FRBはテーパリングに向けた対話を本格化
2021-08-13
■ 7月27、28日のFOMC以降、FRB高官の発言の論調が明確に変化
■ 7月の米雇用統計にて雇用回復が確認され、テーパリング前倒しの蓋然性が高まっている
7月27、28日の米連邦公開市場委員会(FOMC)以降、米連邦準備理事会(FRB)高官の発言の論調が変わり、資産購入の段階的縮小(テーパリング)開始に向けたコミュニケーションに本格的に着手しつつある。
変化が鮮明となったのは、8月4日のクラリダFRB副議長の講演以降である。同氏は、7月のFOMC以前までは早期の金融政策正常化に慎重な見解を示してきたが、4日の講演では、新たな金融政策の枠組みの下で、2023年には利上げ開始が望ましい環境が整うとともに、今年後半にもテーパリング開始のアナウンスメントが可能になるとの見通しを示した。
4日の講演以降、多くのFRB高官が発言し、認識や見解には個人差があるものの、テーパリング開始への慎重派も含めて「米経済の進展」がみられることはFOMC参加者の間でコンセンサスが形成されつつある。従来からテーパリングの必要性を主張してきたダラス連銀のカプラン総裁、アトランタ連銀のボスティック総裁、セントルイス連銀のブラード総裁、ボストン連銀のローゼングレン総裁らは主張をさらに強め、開始時期など具体的な言及が目立つ。また、執行部の間でも、ウォラーFRB理事が6月と同等の雇用増が8月まで続くことを前提に9月のFOMCでの開始決定を容認。

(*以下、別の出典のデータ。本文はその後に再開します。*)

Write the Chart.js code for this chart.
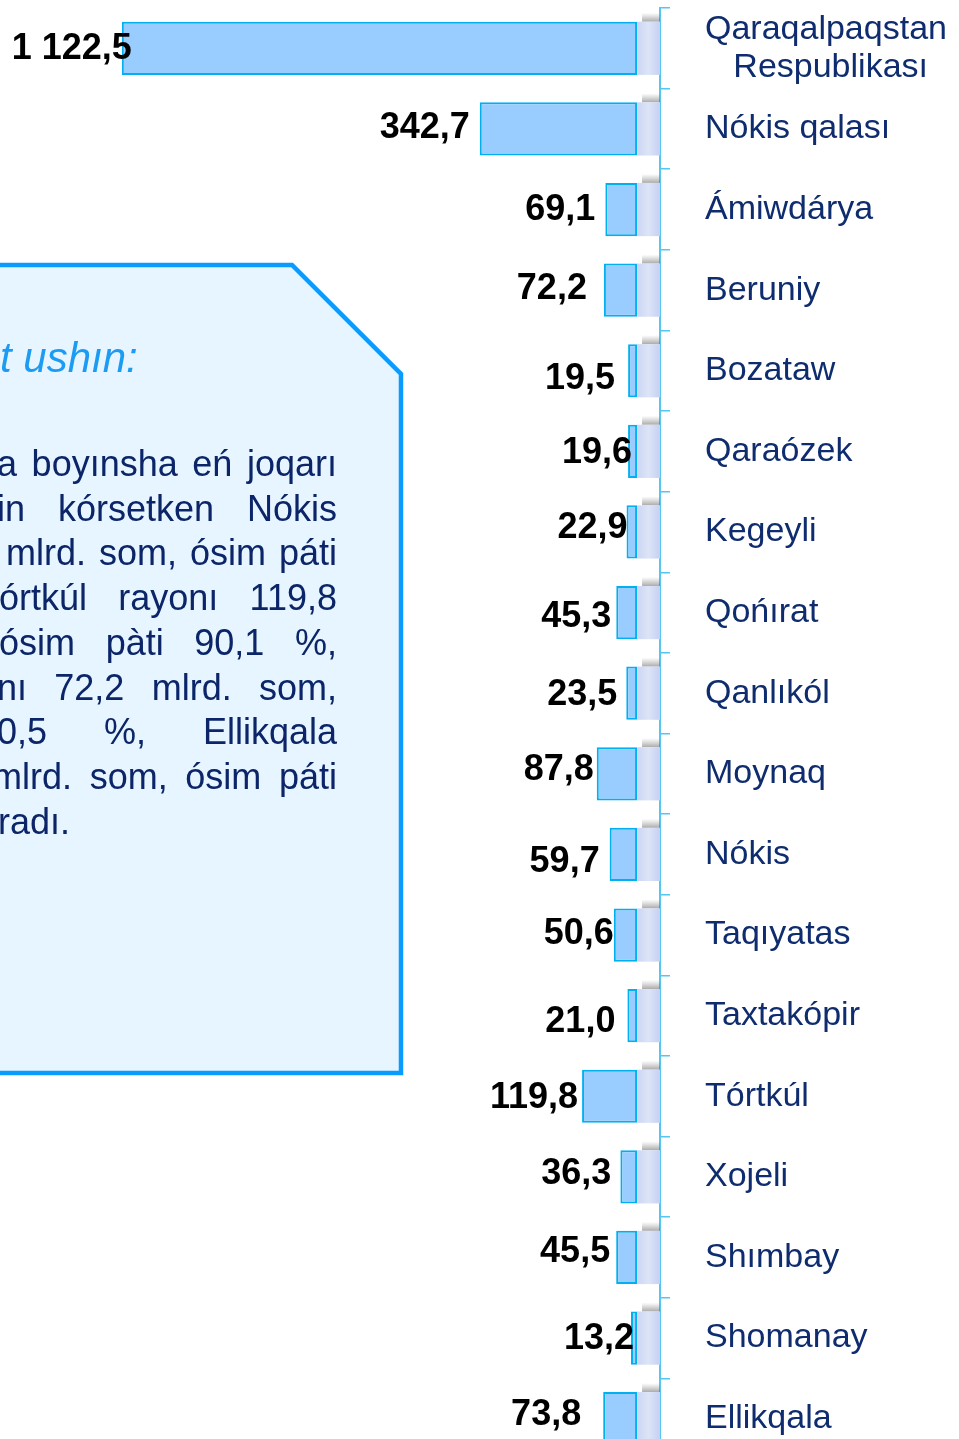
<!DOCTYPE html>
<html>
<head>
<meta charset="utf-8">
<script src="https://cdn.jsdelivr.net/npm/chart.js@4/dist/chart.umd.min.js"></script>
<style>
  html, body { margin: 0; padding: 0; background: #fff; overflow: hidden; }
  #wrap { position: relative; width: 959px; height: 1459px; }
  #note { position: absolute; left: 0; top: 0; width: 420px; height: 1100px; overflow: hidden; pointer-events: none; }
  #note svg { position: absolute; left: 0; top: 0; }
  .ln { position: absolute; font-family: "Liberation Sans", Arial, sans-serif; font-size: 36px;
        color: #0B2568; white-space: nowrap; text-align: justify; text-align-last: justify; }
  #head { position: absolute; left: 0px; top: 334px; font-family: "Liberation Sans", Arial, sans-serif;
          font-size: 42px; font-style: italic; color: #1B9CF2; white-space: nowrap; }
</style>
</head>
<body>
<div id="wrap">
  <canvas id="regionChart"></canvas>
  <div id="note">
    <svg width="420" height="1100">
      <polygon points="-10,265 292,265 401,374 401,1073 -10,1073" fill="#E6F5FF" stroke="#0A9BFF" stroke-width="4.5" stroke-linejoin="miter"/>
    </svg>
    <div id="head">t ushın:</div>
  </div>
</div>
<script>
const categories = [
  ['Qaraqalpaqstan', '   Respublikası'],
  'Nókis qalası', 'Ámiwdárya', 'Beruniy', 'Bozataw', 'Qaraózek', 'Kegeyli',
  'Qońırat', 'Qanlıkól', 'Moynaq', 'Nókis', 'Taqıyatas', 'Taxtakópir',
  'Tórtkúl', 'Xojeli', 'Shımbay', 'Shomanay', 'Ellikqala'
];
const values = [1122.5, 342.7, 69.1, 72.2, 19.5, 19.6, 22.9, 45.3, 23.5, 87.8,
  59.7, 50.6, 21.0, 119.8, 36.3, 45.5, 13.2, 73.8];

// hand-placed value labels in the original: [dx from bar end, dy from bar centre]
const labelNudge = [[10, 0], [-10, -2], [-10, 0], [-17, -2], [-13, 7], [4, 1], [1, -5],
  [-5, 3], [-9, 1], [-3, -5], [-10, 7], [0, -2], [-12, 5], [-4, 1], [-9, -4], [-6, -6],
  [3, 0], [-22, -5]];

const noteLines = [
  { text: 'a boyınsha eń joqarı', left: -3 },
  { text: 'in kórsetken Nókis', left: -3 },
  { text: 'mlrd. som, ósim páti', left: 6 },
  { text: 'órtkúl rayonı 119,8', left: -1 },
  { text: 'ósim pàti 90,1 %,', left: -1 },
  { text: 'nı 72,2 mlrd. som,', left: -3 },
  { text: '0,5 %, Ellikqala', left: -3 },
  { text: 'mlrd. som, ósim páti', left: -8 },
  { text: 'radı.', left: -2, last: true }
];

const note = document.getElementById('note');
noteLines.forEach((l, i) => {
  const d = document.createElement('div');
  d.className = 'ln';
  d.textContent = l.text;
  d.style.left = l.left + 'px';
  d.style.top = (442 + i * 44.7) + 'px';
  d.style.lineHeight = '44.7px';
  if (l.last) { d.style.textAlignLast = 'left'; d.style.textAlign = 'left'; }
  else d.style.width = (337 - l.left) + 'px';
  note.appendChild(d);
});

function fmt(v) {
  const parts = v.toFixed(1).split('.');
  return parts[0].replace(/\B(?=(\d{3})+(?!\d))/g, ' ') + ',' + parts[1];
}

// 3D side wall of each bar + shadow on top
const wallPlugin = {
  id: 'wall',
  beforeDatasetsDraw(chart) {
    const ctx = chart.ctx;
    const right = chart.chartArea.right;
    chart.getDatasetMeta(0).data.forEach((bar) => {
      const top = bar.y - bar.height / 2;
      const left = bar.base;
      ctx.save();
      const sh = ctx.createLinearGradient(0, top - 9, 0, top);
      sh.addColorStop(0, 'rgba(120,120,120,0)');
      sh.addColorStop(1, 'rgba(100,100,100,0.55)');
      ctx.fillStyle = sh;
      ctx.fillRect(left + 5, top - 9, right - left - 5, 9);
      const g = ctx.createLinearGradient(left, 0, right, 0);
      g.addColorStop(0, '#CCD6F3');
      g.addColorStop(0.5, '#DCE4F8');
      g.addColorStop(1, '#C6D1F0');
      ctx.fillStyle = g;
      ctx.fillRect(left, top, right - left, bar.height);
      ctx.restore();
    });
  }
};

const valueLabels = {
  id: 'valueLabels',
  afterDatasetsDraw(chart) {
    const ctx = chart.ctx;
    ctx.save();
    ctx.font = 'bold 36px "Liberation Sans", Arial, sans-serif';
    ctx.fillStyle = '#000';
    ctx.textAlign = 'right';
    ctx.textBaseline = 'middle';
    chart.getDatasetMeta(0).data.forEach((bar, i) => {
      const n = labelNudge[i];
      ctx.fillText(fmt(values[i]), bar.x + n[0], bar.y + n[1] + 1);
    });
    ctx.restore();
  }
};

new Chart(document.getElementById('regionChart'), {
  type: 'bar',
  data: {
    labels: categories,
    datasets: [{
      data: values,
      backgroundColor: '#99CCFF',
      borderColor: '#00B0F0',
      borderWidth: 2,
      borderSkipped: false,
      barPercentage: 0.66,
      categoryPercentage: 1
    }]
  },
  options: {
    indexAxis: 'y',
    responsive: true,
    maintainAspectRatio: false,
    animation: false,
    layout: { padding: { top: 8, bottom: 0, left: 0, right: 0 } },
    plugins: { legend: { display: false }, tooltip: { enabled: false } },
    scales: {
      x: { display: false, reverse: true, min: -50, max: 1388 },
      y: {
        position: 'right',
        afterFit(scale) {
          scale.width = 299;
          scale.paddingTop = 0;
          scale.paddingBottom = 0;
        },
        border: { display: true, color: '#55C5F2', width: 2 },
        grid: { drawOnChartArea: false, drawTicks: true, tickLength: 10, color: '#55C5F2', lineWidth: 1.5 },
        ticks: {
          autoSkip: false,
          padding: 35,
          color: '#0E2C6E',
          font: { family: '"Liberation Sans", Arial, sans-serif', size: 34, lineHeight: 1.12 }
        }
      }
    }
  },
  plugins: [wallPlugin, valueLabels]
});
</script>
</body>
</html>
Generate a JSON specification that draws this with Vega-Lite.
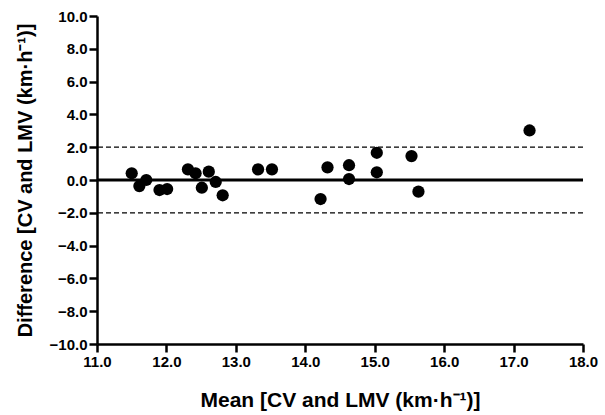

7月の米雇用統計にて非農業部門雇用者数が11カ月ぶりの大幅増加を記録したため、開始決定が今秋に前倒しされる蓋然性が高まっている。クラリダFRB副議長は4日の講演にて、テーパリング開始の判断についてデータを重視する方針を表明し、特に今後数カ月の労働市場の動向を一段と注視することを明言している。今後数カ月間は、雇用関連指標の結果がテーパリングに関する意思決定に直結すると考えられる。
金融市場では、テーパリングを織り込む動きがみられ、これまで低下基調にあった米長期金利が上昇に転じ、外国為替市場ではドル高が進行している。ただ、現時点では、2013年に生じたような混乱はみられていない。新興国市場をはじめ、海外への波及効果も大きいため、このまま波乱なくテーパリング開始を迎えることが出来るのか、FRBのコミュニケーションの真価が問われる最も重要な局面に差し掛かりつつある。